(Plotting code records)

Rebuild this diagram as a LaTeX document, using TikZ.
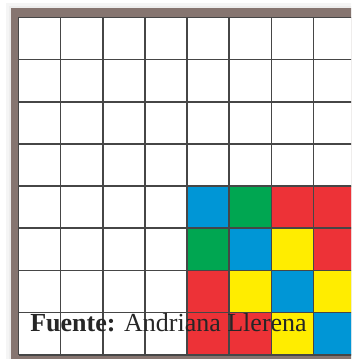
\documentclass[tikz,border=0pt]{standalone}
\usepackage{fontspec}
\setmainfont{Liberation Serif}
\definecolor{framebrown}{RGB}{134,117,112}
\definecolor{gridgray}{RGB}{70,70,70}
\definecolor{cblue}{RGB}{0,150,214}
\definecolor{cgreen}{RGB}{0,166,81}
\definecolor{cred}{RGB}{237,50,55}
\definecolor{cyellow}{RGB}{255,237,0}

\begin{document}
\begin{tikzpicture}[x=0.75pt, y=-0.75pt,
    gridline/.style={draw=gridgray, line width=1.2pt}]
  \useasboundingbox (0,0) rectangle (351,359);

  \begin{scope}
    \clip (0,0) rectangle (351,359);

    %--- soft shadow and frame
    \fill[black!4] (6,3) rectangle (400,400);
    \fill[black!7] (9,6) rectangle (400,400);
    \fill[framebrown] (11,8) rectangle (400,400);
    \fill[white] (18.5,17.5) rectangle (400,354.7);

    %--- coloured cells (column/row/colour)
    \foreach \c/\r/\col in {4/4/cblue, 5/4/cgreen, 6/4/cred, 7/4/cred,
                            4/5/cgreen, 5/5/cblue, 6/5/cyellow, 7/5/cred,
                            4/6/cred, 5/6/cyellow, 6/6/cblue, 7/6/cyellow,
                            4/7/cred, 5/7/cred, 6/7/cyellow, 7/7/cblue}
      \fill[\col] (18.5+42.15*\c,17.5+42.15*\r) rectangle +(42.15,42.15);

    %--- grid
    \foreach \i in {0,...,8} {
      \draw[gridline] (18.5+42.15*\i,17.5) -- (18.5+42.15*\i,354.7);
      \draw[gridline] (18.5,17.5+42.15*\i) -- (400,17.5+42.15*\i);
    }
  \end{scope}

  %--- source line
  \node[anchor=base west, inner sep=0pt, text=black!85,
        font=\fontsize{19.5}{22}\selectfont] (source) at (30,331)
    {\textbf{Fuente:} Andriana Llerena};

\end{tikzpicture}
\end{document}
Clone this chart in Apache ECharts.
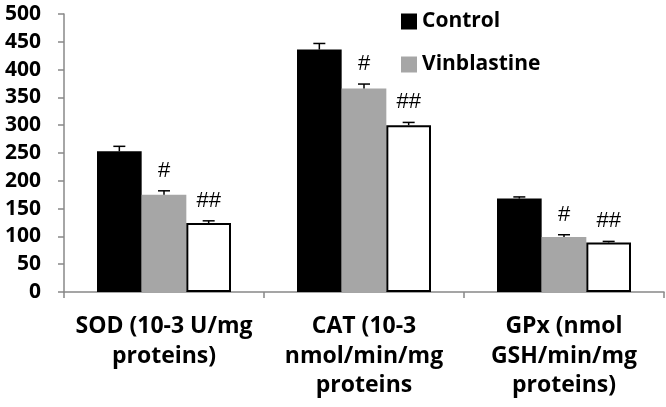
<!DOCTYPE html>
<html>
<head>
<meta charset="utf-8">
<script src="https://cdn.jsdelivr.net/npm/echarts@6/dist/echarts.min.js"></script>
<style>html,body{margin:0;padding:0;background:#fff}#c{width:666px;height:407px}</style>
</head>
<body>
<div id="c"></div>
<script>
var categories = ['SOD (10-3 U/mg\nproteins)', 'CAT (10-3\nnmol/min/mg\nproteins', 'GPx (nmol\nGSH/min/mg\nproteins)'];
var yTicks = {min: 0, max: 500, interval: 50};
var controlVals = [253, 436, 168];
var controlErr = [9, 11, 3];
var vinVals = [175, 366, 99];
var vinErr = [7, 8, 4];
var thirdVals = [124, 300, 89];
var thirdErr = [4, 5, 2];
var controlMarks = ['', '', ''];
var vinMarks = ['#', '#', '#'];
var thirdMarks = ['##', '##', '##'];

var groups = [
  {vals: controlVals, err: controlErr, marks: controlMarks},
  {vals: vinVals, err: vinErr, marks: vinMarks},
  {vals: thirdVals, err: thirdErr, marks: thirdMarks}
];
var errData = [];
groups.forEach(function (g, gi) {
  g.vals.forEach(function (v, ci) {
    errData.push([ci, v, g.err[ci], gi, g.marks[ci]]);
  });
});

var FONT = 'Open Sans';
var gapPct = 0.33;
var chart = echarts.init(document.getElementById('c'));
chart.setOption({
  animation: false,
  backgroundColor: '#fff',
  textStyle: {fontFamily: FONT},
  grid: {left: 64, right: 2, top: 14, bottom: 115, containLabel: false},
  legend: {
    data: ['Control', 'Vinblastine'],
    orient: 'vertical',
    left: 396, top: 6,
    icon: 'rect', itemWidth: 16, itemHeight: 16, itemGap: 22,
    textStyle: {fontFamily: FONT, fontWeight: 'bold', fontSize: 21, color: '#000'}
  },
  xAxis: {
    type: 'category',
    data: categories,
    axisLine: {lineStyle: {color: '#888', width: 1.5}},
    axisTick: {show: true, length: 6, lineStyle: {color: '#888', width: 1.5}},
    axisLabel: {color: '#000', fontFamily: FONT, fontWeight: 'bold', fontSize: 23, lineHeight: 29.5, margin: 20, interval: 0}
  },
  yAxis: {
    type: 'value',
    min: yTicks.min, max: yTicks.max, interval: yTicks.interval,
    splitLine: {show: false},
    axisLine: {show: true, lineStyle: {color: '#888', width: 1.5}},
    axisTick: {show: true, length: 6, lineStyle: {color: '#888', width: 1.5}},
    axisLabel: {color: '#000', fontFamily: FONT, fontWeight: 'bold', fontSize: 21, margin: 23}
  },
  series: [
    {name: 'Control', type: 'bar', data: controlVals, barGap: '0%', barCategoryGap: '33%', itemStyle: {color: '#000'}},
    {name: 'Vinblastine', type: 'bar', data: vinVals, barGap: '0%', barCategoryGap: '33%', itemStyle: {color: '#a6a6a6'}},
    {name: 'Treated', type: 'bar', data: thirdVals, barGap: '0%', barCategoryGap: '33%', itemStyle: {color: '#fff', borderColor: '#000', borderWidth: 2}},
    {
      type: 'custom', name: 'err', z: 10,
      data: errData,
      encode: {x: 0, y: 1},
      renderItem: function (params, api) {
        var ci = api.value(0), v = api.value(1), e = api.value(2), gi = api.value(3);
        var mark = errData[params.dataIndex][4];
        var band = api.size([1, 0])[0];
        var bw = band * (1 - gapPct) / 3;
        var cx = api.coord([ci, 0])[0] + (gi - 1) * bw;
        var base = api.coord([ci, v])[1];
        var top = api.coord([ci, v + e])[1];
        var st = {stroke: '#000', lineWidth: 1.5};
        var children = [
          {type: 'line', shape: {x1: cx, y1: base, x2: cx, y2: top}, style: st},
          {type: 'line', shape: {x1: cx - 6, y1: top, x2: cx + 6, y2: top}, style: st}
        ];
        if (mark) {
          children.push({type: 'text', x: cx, y: top - 20, style: {text: mark, fill: '#000', font: '22px "Liberation Sans"', align: 'center', verticalAlign: 'middle'}});
        }
        return {type: 'group', children: children};
      }
    }
  ]
});
</script>
</body>
</html>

### WHAT IS EXPECTED
Take the lines from the start of the material to the line with "(18.5+42.15*\c,17.5+42.15*\r) rectangle +(42.15,42.15);", both included, and transcribe them exactly without the pictures.

### THE OUTPUT
Rebuild this diagram as a LaTeX document, using TikZ.
\documentclass[tikz,border=0pt]{standalone}
\usepackage{fontspec}
\setmainfont{Liberation Serif}
\definecolor{framebrown}{RGB}{134,117,112}
\definecolor{gridgray}{RGB}{70,70,70}
\definecolor{cblue}{RGB}{0,150,214}
\definecolor{cgreen}{RGB}{0,166,81}
\definecolor{cred}{RGB}{237,50,55}
\definecolor{cyellow}{RGB}{255,237,0}

\begin{document}
\begin{tikzpicture}[x=0.75pt, y=-0.75pt,
    gridline/.style={draw=gridgray, line width=1.2pt}]
  \useasboundingbox (0,0) rectangle (351,359);

  \begin{scope}
    \clip (0,0) rectangle (351,359);

    %--- soft shadow and frame
    \fill[black!4] (6,3) rectangle (400,400);
    \fill[black!7] (9,6) rectangle (400,400);
    \fill[framebrown] (11,8) rectangle (400,400);
    \fill[white] (18.5,17.5) rectangle (400,354.7);

    %--- coloured cells (column/row/colour)
    \foreach \c/\r/\col in {4/4/cblue, 5/4/cgreen, 6/4/cred, 7/4/cred,
                            4/5/cgreen, 5/5/cblue, 6/5/cyellow, 7/5/cred,
                            4/6/cred, 5/6/cyellow, 6/6/cblue, 7/6/cyellow,
                            4/7/cred, 5/7/cred, 6/7/cyellow, 7/7/cblue}
      \fill[\col] (18.5+42.15*\c,17.5+42.15*\r) rectangle +(42.15,42.15);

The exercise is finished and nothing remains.